How to build strong personas
Whether working with user personas or buyer personas, data quality is crucial. Personas should never be based solely on assumptions.
Data sources can include:
- Web and behavioural data
- Interviews with customers and users
- Sales dialogues and CRM data
- Social listening
- Surveys and feedback
It is important to continuously validate and update personas, as markets, behaviour and technology change over time.
Common mistakes when working with personas
Many companies experience that personas lose their value over time.
This is often because too many personas are created without a clear purpose, or because finished personas are not actively used in daily work.
In addition, descriptions are often too generic, making them difficult to translate into concrete insights and actions.
Finally, personas often lack real organisational anchoring, meaning they are not integrated into decision making processes across teams.
To maintain relevance, it is essential that personas function as an active working tool rather than a document that simply gathers dust.
User personas vs. buyer personas: not either or
User personas and buyer personas solve different tasks but share the same overarching goal: to create more relevant and effective digital marketing and better user experiences.

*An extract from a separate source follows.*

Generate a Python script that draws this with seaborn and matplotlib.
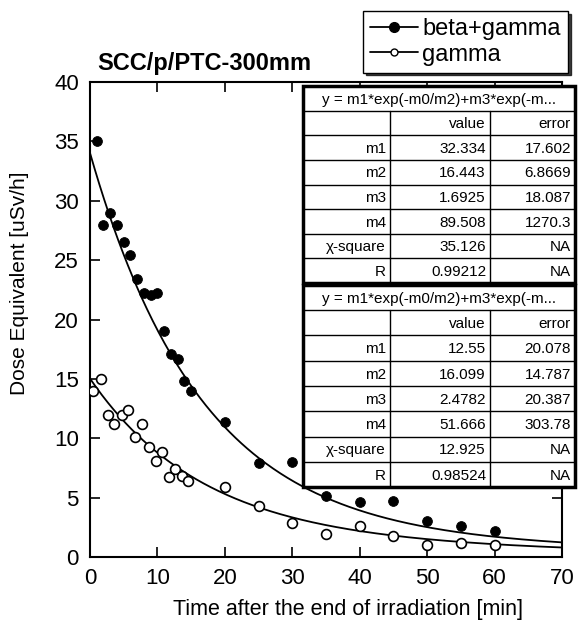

By understanding the difference and applying them correctly, companies can:
- Communicate more precisely
- Design better solutions
- Strengthen relationships with both users and customers
- Create more cohesive digital experiences
It is not about choosing one over the other, but about using the right persona for the right task.
Personas are more relevant than ever
In a time where personalisation, user centricity and relevance are critical, working with personas is more relevant than ever.
User personas and buyer personas each provide important perspectives on the target audience, and only when both are in play is the full potential realised.
For digital marketing teams, this means that success is not just about getting people to click, but about understanding who they are, why they buy, and how they experience what they have purchased.